You are viewing a plain text version of this content. The canonical link for it is here.
Posted to dev@nutch.apache.org by Jack Tang <hi...@gmail.com> on 2006/01/09 17:16:42 UTC
XmlInputFortmat ?
Hi
I am going to feed nutch-0.8-dev crawler with seeds in xml format. And
I have read nutch TextInputFormat/InputFormatBase. It seems now nutch
breaks the plain text files into chars and parses on them. My question
is how to support XmlInputFormat, in my eye, xml format is not
character-based but blocke-based.
Thanks
/Jack
--
Keep Discovering ... ...
http://www.jroller.com/page/jmars
Re: XmlInputFortmat ?
Posted by Doug Cutting <cu...@nutch.org>.
Jack Tang wrote:
> I am going to feed nutch-0.8-dev crawler with seeds in xml format.
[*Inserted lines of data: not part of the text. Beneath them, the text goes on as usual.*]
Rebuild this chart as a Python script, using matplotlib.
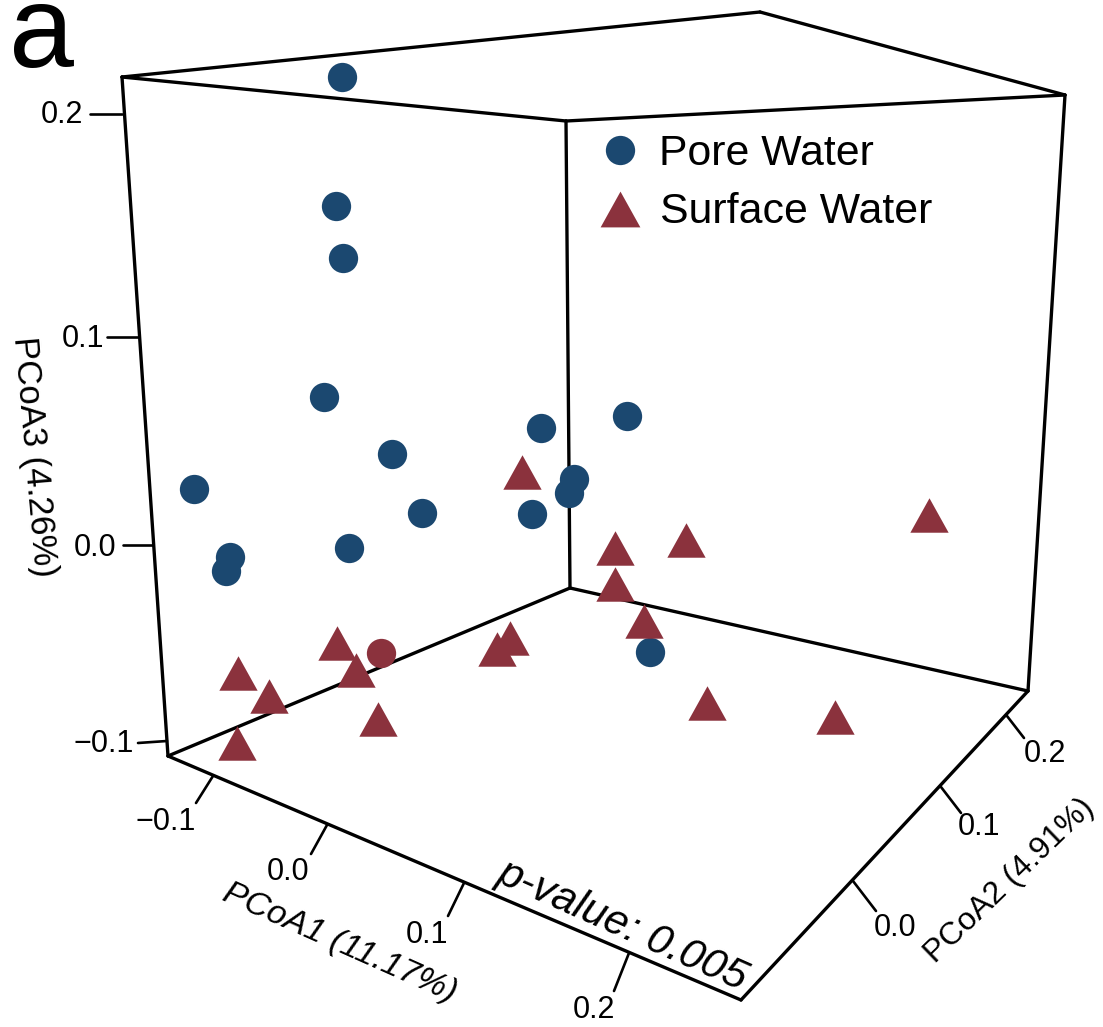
import matplotlib
matplotlib.use('Agg')
import matplotlib.pyplot as plt

plt.rcParams['font.family'] = ['Liberation Sans', 'DejaVu Sans']

# point positions
pore_x = [342, 336, 343, 324, 392, 422, 541, 627, 569, 574, 532, 194, 226, 230, 349, 650]
pore_y = [77, 206, 258, 397, 454, 513, 428, 416, 493, 479, 514, 489, 571, 557, 548, 652]
surface_x = [522, 615, 686, 929, 615, 644, 497, 510, 337, 356, 238, 269, 237, 378, 707, 835]
surface_y = [472, 548, 540, 515, 584, 621, 649, 638, 643, 670, 673, 696, 743, 719, 703, 717]
# one sample is a red circle in the original
odd_x = [381]
odd_y = [653]

tick_labels_1 = ['\u22120.1', '0.0', '0.1', '0.2']
tick_labels_2 = ['0.0', '0.1', '0.2']
tick_labels_3 = ['\u22120.1', '0.0', '0.1', '0.2']

blue = '#1b4870'
red = '#8b323d'
tri = [(-1, -0.9), (1, -0.9), (0, 0.9)]

fig = plt.figure(figsize=(11.03, 10.27), dpi=100)
ax = fig.add_axes([0, 0, 1, 1])
ax.set_xlim(0, 1103)
ax.set_ylim(1027, 0)
ax.axis('off')

def seg(p, q, lw=2.4):
    ax.plot([p[0], q[0]], [p[1], q[1]], color='k', lw=lw, solid_capstyle='round', zorder=1)

# box
tl, tb, tr, tf = (122, 77), (760, 12), (1065, 95), (566, 121)
bl, bb, br, bf = (168, 756), (570, 588), (1028, 691), (741, 1000)
for p, q in [(tl, tb), (tb, tr), (tr, tf), (tf, tl), (tl, bl), (tf, bb), (tr, br),
             (bl, bb), (bb, br), (br, bf), (bf, bl)]:
    seg(p, q)

# ticks and tick labels
ticks_1 = [((213, 776), (196, 803)), ((327, 825), (311, 854)), ((464, 883), (448, 916)), ((629, 953), (614, 991))]
pos_1 = [(166, 822), (288, 872), (427, 935), (594, 1010)]
for (p, q), (x, y), lab in zip(ticks_1, pos_1, tick_labels_1):
    seg(p, q, 1.9)
    ax.text(x, y, lab, fontsize=22, ha='center', va='center')

ticks_2 = [((853, 881), (876, 911)), ((941, 787), (961, 813)), ((1007, 716), (1024, 738))]
pos_2 = [(895, 928), (979, 827), (1045, 754)]
for (p, q), (x, y), lab in zip(ticks_2, pos_2, tick_labels_2):
    seg(p, q, 1.9)
    ax.text(x, y, lab, fontsize=22, ha='center', va='center')

ticks_3 = [((167, 741), (138, 743)), ((153, 545), (123, 545)), ((138, 337), (107, 337)), ((122, 114), (90, 114))]
pos_3 = [(104, 744), (95, 548), (83, 339), (62, 115)]
for (p, q), (x, y), lab in zip(ticks_3, pos_3, tick_labels_3):
    seg(p, q, 1.9)
    ax.text(x, y, lab, fontsize=22, ha='center', va='center')

# axis titles
ax.text(340, 943, 'PCoA1 (11.17%)', fontsize=24.5, style='italic', rotation=-24, rotation_mode='anchor',
        ha='center', va='center')
ax.text(1010, 881, 'PCoA2 (4.91%)', fontsize=23, rotation=44, rotation_mode='anchor',
        ha='center', va='center')
ax.text(34, 457, 'PCoA3 (4.26%)', fontsize=25, rotation=-85, rotation_mode='anchor',
        ha='center', va='center')
ax.text(622, 925, 'p-value: 0.005', fontsize=30.5, style='italic', rotation=-24, rotation_mode='anchor',
        ha='center', va='center')
ax.text(42, 67, 'a', fontsize=84, ha='center', va='baseline')

# points
ax.scatter(pore_x, pore_y, s=445, marker='o', color=blue, linewidths=0, zorder=3)
ax.scatter(odd_x, odd_y, s=445, marker='o', color=red, linewidths=0, zorder=3)
ax.scatter(surface_x, surface_y, s=760, marker=tri, color=red, linewidths=0, zorder=4)

# legend
ax.scatter([620], [150], s=445, marker='o', color=blue, linewidths=0, zorder=3)
ax.scatter([620], [209], s=820, marker=tri, color=red, linewidths=0, zorder=3)
ax.text(659, 154, 'Pore Water', fontsize=30.8, ha='left', va='center')
ax.text(660, 212, 'Surface Water', fontsize=30.8, ha='left', va='center')

fig.savefig('out.png', dpi=100)
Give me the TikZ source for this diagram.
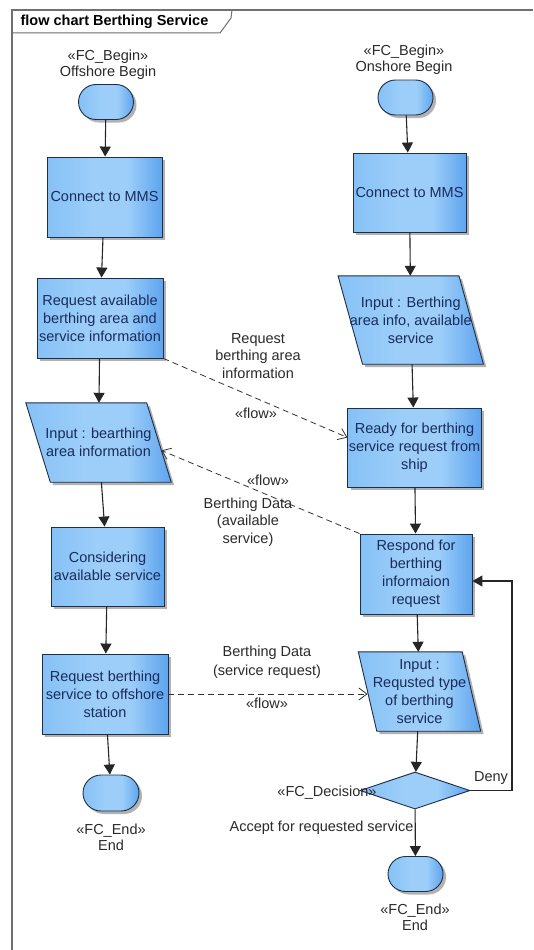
\documentclass[tikz,border=0pt]{standalone}
\usepackage{fontspec}
\setmainfont{Liberation Sans}
\usetikzlibrary{shapes.geometric,shapes.misc,arrows.meta,shadows,calc}
\definecolor{boxL}{HTML}{86C1F6}
\definecolor{boxM}{HTML}{9CCEF9}
\definecolor{boxR}{HTML}{5EA4EE}
\definecolor{boxline}{HTML}{1E2E46}
\definecolor{boxtxt}{HTML}{1A2B5C}
\definecolor{labtxt}{HTML}{2A2A2A}
\definecolor{framec}{HTML}{707070}
\pgfdeclarehorizontalshading{boxshade}{100bp}{color(0bp)=(boxL); color(25bp)=(boxL); color(45bp)=(boxM); color(60bp)=(boxM); color(75bp)=(boxR); color(100bp)=(boxR)}
\tikzset{
  shapefill/.style={draw=boxline, line width=0.9pt, shading=boxshade},
  base/.style={shapefill,
    drop shadow={shadow xshift=3pt, shadow yshift=-3pt, opacity=0.3, fill=black},
    text=boxtxt, font=\fontsize{14.5}{18}\selectfont, align=center, inner sep=1pt},
  procbox/.style={base, rectangle},
  iohold/.style={rectangle, draw=none, inner sep=0pt},
  iofill/.style={shapefill, drop shadow={shadow xshift=3pt, shadow yshift=-3pt, opacity=0.3, fill=black}},
  termbox/.style={base, rounded rectangle, minimum width=55pt, minimum height=35pt, inner sep=0pt},
  decbox/.style={shapefill, diamond, minimum width=110pt, minimum height=37pt, inner sep=0pt},
  boxtext/.style={text=boxtxt, font=\fontsize{14.5}{18}\selectfont, align=center, inner sep=0pt},
  lab/.style={text=labtxt, font=\fontsize{14.5}{16}\selectfont, align=center, inner sep=0pt},
  flowlab/.style={text=labtxt, font=\fontsize{14.5}{17.5}\selectfont, align=center, inner sep=0pt},
  flowarr/.style={draw=black!85, line width=1.1pt, -{Triangle[length=10pt,width=11pt]}},
  dflow/.style={draw=black!80, line width=0.8pt, dash pattern=on 6pt off 4pt, -{Straight Barb[length=8pt,width=12pt]}},
}
% name, x, y, side length, height, half slant, text
\newcommand{\iopara}[7]{%
  \node[iohold, minimum width=#4pt, minimum height=#5pt] (#1) at (#2,#3) {};
  \coordinate (#1tl) at ($(#1.north west)+(-#6,0)$);
  \coordinate (#1tr) at ($(#1.north east)+(-#6,0)$);
  \coordinate (#1br) at ($(#1.south east)+(#6,0)$);
  \coordinate (#1bl) at ($(#1.south west)+(#6,0)$);
  \path[iofill] (#1tl) -- (#1tr) -- (#1br) -- (#1bl) -- cycle;
  \node[boxtext] (#1t) at (#1.center) {#7};
}
\begin{document}
\begin{tikzpicture}[x=1pt,y=-1pt]
\useasboundingbox (0,0) rectangle (533,950);
\fill[white] (0,0) rectangle (533,950);
% frame
\draw[framec, line width=2pt] (12,950) -- (12,10) -- (533,10);
\draw[framec, line width=1pt] (12,33) -- (220,33) -- (231,18) -- (232,10);
\node[font=\bfseries\fontsize{14.5}{16}\selectfont, inner sep=0pt] (title) at (114.5,22) {flow chart Berthing Service};

% left column
\node[lab] (sb1l) at (108,65) {«FC\_Begin»\\Offshore Begin};
\node[termbox] (sb1) at (106,102) {};
\node[procbox, minimum width=115pt, minimum height=80pt] (c1) at (104.5,197) {Connect to MMS};
\node[procbox, minimum width=126pt, minimum height=80pt] (r1) at (100,318) {Request available\\berthing area and\\service information};
\iopara{inp1}{98.5}{442.5}{120.5}{79}{12.25}{Input : bearthing\\area information}
\node[procbox, minimum width=113pt, minimum height=79pt] (cons) at (107.5,566.5) {Considering\\available service};
\node[procbox, minimum width=126pt, minimum height=80pt] (rq) at (105,694) {Request berthing\\service to offshore\\station};
\node[termbox, minimum width=56pt, minimum height=36pt] (e1) at (111,793) {};
\node[lab] (e1l) at (111,837) {«FC\_End»\\End};

% right column
\node[lab] (sb2l) at (404,60) {«FC\_Begin»\\Onshore Begin};
\node[termbox] (sb2) at (405.5,97.5) {};
\node[procbox, minimum width=113pt, minimum height=79pt] (c2) at (409.5,192.5) {Connect to MMS};
\iopara{inp2}{410.75}{320}{120.5}{88}{12.25}{Input : Berthing\\area info, available\\service}
\node[procbox, minimum width=133pt, minimum height=79pt] (rdy) at (414.5,447.5) {Ready for berthing\\service request from\\ship};
\node[procbox, minimum width=112pt, minimum height=80pt] (resp) at (416,574) {Respond for\\berthing\\informaion\\request};
\iopara{inp3}{419.5}{691.5}{103.5}{79}{9.25}{Input :\\Requsted type\\of berthing\\service}
\node[decbox] (dec) at (415,790.5) {};
\node[lab] (decl) at (327,793) {«FC\_Decision»};
\node[lab] (accl) at (321.5,828) {Accept for requested service};
\node[termbox] (e2) at (415.5,874) {};
\node[lab] (e2l) at (415,917.5) {«FC\_End»\\End};
\node[lab] (denyl) at (491,778) {Deny};
\coordinate (dn) at (512,790.5);

% solid connectors
\draw[flowarr] (sb1) -- (c1);
\draw[flowarr] (c1) -- (r1);
\draw[flowarr] (r1) -- (inp1);
\draw[flowarr] (inp1) -- (cons);
\draw[flowarr] (cons) -- (rq);
\draw[flowarr] (rq) -- (e1);
\draw[flowarr] (sb2) -- (c2);
\draw[flowarr] (c2) -- (inp2);
\draw[flowarr] (inp2) -- (rdy);
\draw[flowarr] (rdy) -- (resp);
\draw[flowarr] (resp) -- (inp3);
\draw[flowarr] (inp3) -- (dec);
\draw[flowarr] (dec) -- (e2);
\draw[flowarr] (dec.east) -- (dn) |- ($(resp.east)+(0,7)$);

% dashed flows
\draw[dflow] (r1.south east) -- ($(rdy.west)+(0,-10)$);
\draw[dflow] (resp.north west) -- ($(inp1tr)!0.6!(inp1br)$);
\draw[dflow] (rq.east) -- (rq.east -| inp3.west);

% flow labels
\node[flowlab] (f1l) at (258,356) {Request\\berthing area\\information};
\node[flowlab] (f1s) at (256,413) {«flow»};
\node[flowlab] (f2s) at (268,480) {«flow»};
\node[flowlab] (f2l) at (248,522) {Berthing Data\\(available\\service)};
\node[flowlab, font=\fontsize{14.5}{19}\selectfont] (f3l) at (267,662.5) {Berthing Data\\(service request)};
\node[flowlab] (f3s) at (267,703) {«flow»};
\end{tikzpicture}
\end{document}
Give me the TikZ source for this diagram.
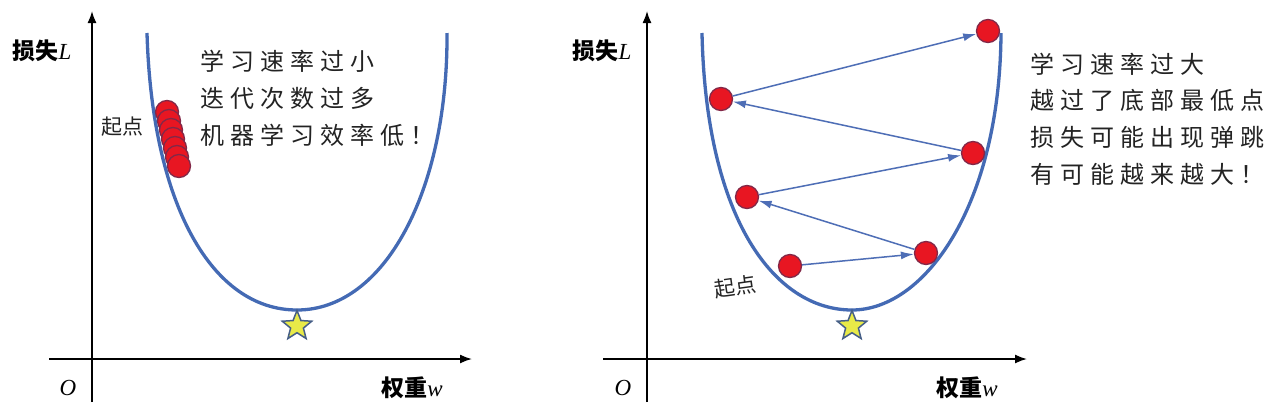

And
> I have read nutch TextInputFormat/InputFormatBase. It seems now nutch
> breaks the plain text files into chars and parses on them. My question
> is how to support XmlInputFormat, in my eye, xml format is not
> character-based but blocke-based.
To make splitting efficient (since it is performed on the single master
node) TextInputFormat splits files by byte positions. Then, when the
split is processed, on a node, input is synchronized to lines. In
particular, the first line in the split is the first starting after the
start of the split (unless the split start position is zero, in which
case the first line in the split is the first line in the file) and the
last line in the split is the line containing the split's end position.
SequenceFiles are handled similarly.
XML would be hard to handle in this way, since one cannot seek to an
arbitrary position in an XML file and begin processing it. So the
simplest way to implement an XML input format would be to disable file
splitting: each split should contain an entire file.
Doug